- Data provided -
>>>>>
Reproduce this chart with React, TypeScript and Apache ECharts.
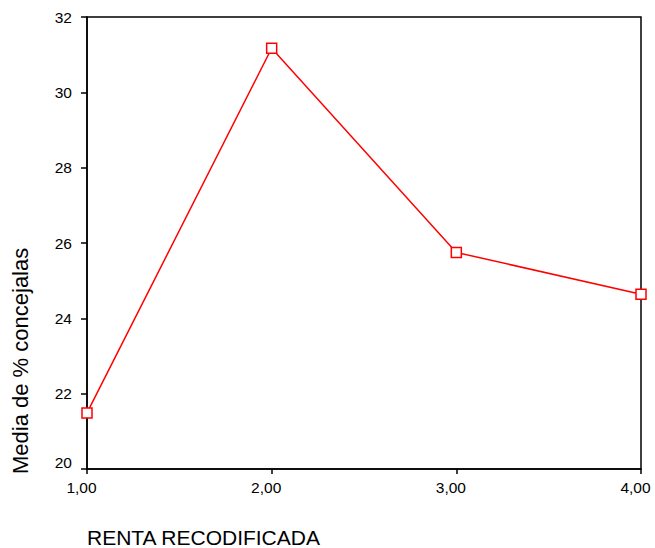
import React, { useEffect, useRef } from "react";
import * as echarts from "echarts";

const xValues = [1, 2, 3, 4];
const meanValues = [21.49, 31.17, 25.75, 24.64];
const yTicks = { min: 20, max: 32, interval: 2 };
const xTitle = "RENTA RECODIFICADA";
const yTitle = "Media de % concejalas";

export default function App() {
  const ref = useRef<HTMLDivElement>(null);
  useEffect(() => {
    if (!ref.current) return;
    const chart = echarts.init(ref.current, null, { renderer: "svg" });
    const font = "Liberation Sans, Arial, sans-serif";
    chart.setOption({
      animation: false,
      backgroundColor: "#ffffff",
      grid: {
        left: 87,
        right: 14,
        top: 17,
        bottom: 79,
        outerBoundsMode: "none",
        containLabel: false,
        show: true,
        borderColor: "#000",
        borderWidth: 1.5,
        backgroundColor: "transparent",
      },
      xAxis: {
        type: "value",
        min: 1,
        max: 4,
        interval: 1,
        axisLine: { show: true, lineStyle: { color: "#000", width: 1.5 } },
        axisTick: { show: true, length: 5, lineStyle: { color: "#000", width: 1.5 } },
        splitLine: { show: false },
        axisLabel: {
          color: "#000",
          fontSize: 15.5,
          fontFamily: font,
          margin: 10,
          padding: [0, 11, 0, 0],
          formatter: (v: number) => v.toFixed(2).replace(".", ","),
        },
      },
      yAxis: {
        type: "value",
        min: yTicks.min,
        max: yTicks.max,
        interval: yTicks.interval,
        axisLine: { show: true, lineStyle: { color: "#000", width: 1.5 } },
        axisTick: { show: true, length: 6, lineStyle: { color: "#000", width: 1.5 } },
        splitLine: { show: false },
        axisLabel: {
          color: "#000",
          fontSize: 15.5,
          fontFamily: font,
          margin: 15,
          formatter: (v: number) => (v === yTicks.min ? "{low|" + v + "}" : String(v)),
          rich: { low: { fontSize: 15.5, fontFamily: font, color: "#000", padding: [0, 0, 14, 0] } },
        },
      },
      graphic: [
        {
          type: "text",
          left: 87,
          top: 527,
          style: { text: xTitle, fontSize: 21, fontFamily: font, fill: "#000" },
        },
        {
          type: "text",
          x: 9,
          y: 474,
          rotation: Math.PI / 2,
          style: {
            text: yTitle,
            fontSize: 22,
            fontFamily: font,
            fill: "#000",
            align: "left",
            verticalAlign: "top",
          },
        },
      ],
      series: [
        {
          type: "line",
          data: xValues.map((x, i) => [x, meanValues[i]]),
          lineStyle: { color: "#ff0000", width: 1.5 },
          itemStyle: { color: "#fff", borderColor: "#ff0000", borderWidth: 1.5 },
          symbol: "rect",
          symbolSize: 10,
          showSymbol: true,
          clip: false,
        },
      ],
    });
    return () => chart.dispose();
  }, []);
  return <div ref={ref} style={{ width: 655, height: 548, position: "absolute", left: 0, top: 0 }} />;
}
<<<<<
- Problem requirements -
Quote the listing above in full, except for the pictures.

- Solution to this task -
Reproduce this chart with React, TypeScript and Apache ECharts.
import React, { useEffect, useRef } from "react";
import * as echarts from "echarts";

const xValues = [1, 2, 3, 4];
const meanValues = [21.49, 31.17, 25.75, 24.64];
const yTicks = { min: 20, max: 32, interval: 2 };
const xTitle = "RENTA RECODIFICADA";
const yTitle = "Media de % concejalas";

export default function App() {
  const ref = useRef<HTMLDivElement>(null);
  useEffect(() => {
    if (!ref.current) return;
    const chart = echarts.init(ref.current, null, { renderer: "svg" });
    const font = "Liberation Sans, Arial, sans-serif";
    chart.setOption({
      animation: false,
      backgroundColor: "#ffffff",
      grid: {
        left: 87,
        right: 14,
        top: 17,
        bottom: 79,
        outerBoundsMode: "none",
        containLabel: false,
        show: true,
        borderColor: "#000",
        borderWidth: 1.5,
        backgroundColor: "transparent",
      },
      xAxis: {
        type: "value",
        min: 1,
        max: 4,
        interval: 1,
        axisLine: { show: true, lineStyle: { color: "#000", width: 1.5 } },
        axisTick: { show: true, length: 5, lineStyle: { color: "#000", width: 1.5 } },
        splitLine: { show: false },
        axisLabel: {
          color: "#000",
          fontSize: 15.5,
          fontFamily: font,
          margin: 10,
          padding: [0, 11, 0, 0],
          formatter: (v: number) => v.toFixed(2).replace(".", ","),
        },
      },
      yAxis: {
        type: "value",
        min: yTicks.min,
        max: yTicks.max,
        interval: yTicks.interval,
        axisLine: { show: true, lineStyle: { color: "#000", width: 1.5 } },
        axisTick: { show: true, length: 6, lineStyle: { color: "#000", width: 1.5 } },
        splitLine: { show: false },
        axisLabel: {
          color: "#000",
          fontSize: 15.5,
          fontFamily: font,
          margin: 15,
          formatter: (v: number) => (v === yTicks.min ? "{low|" + v + "}" : String(v)),
          rich: { low: { fontSize: 15.5, fontFamily: font, color: "#000", padding: [0, 0, 14, 0] } },
        },
      },
      graphic: [
        {
          type: "text",
          left: 87,
          top: 527,
          style: { text: xTitle, fontSize: 21, fontFamily: font, fill: "#000" },
        },
        {
          type: "text",
          x: 9,
          y: 474,
          rotation: Math.PI / 2,
          style: {
            text: yTitle,
            fontSize: 22,
            fontFamily: font,
            fill: "#000",
            align: "left",
            verticalAlign: "top",
          },
        },
      ],
      series: [
        {
          type: "line",
          data: xValues.map((x, i) => [x, meanValues[i]]),
          lineStyle: { color: "#ff0000", width: 1.5 },
          itemStyle: { color: "#fff", borderColor: "#ff0000", borderWidth: 1.5 },
          symbol: "rect",
          symbolSize: 10,
          showSymbol: true,
          clip: false,
        },
      ],
    });
    return () => chart.dispose();
  }, []);
  return <div ref={ref} style={{ width: 655, height: 548, position: "absolute", left: 0, top: 0 }} />;
}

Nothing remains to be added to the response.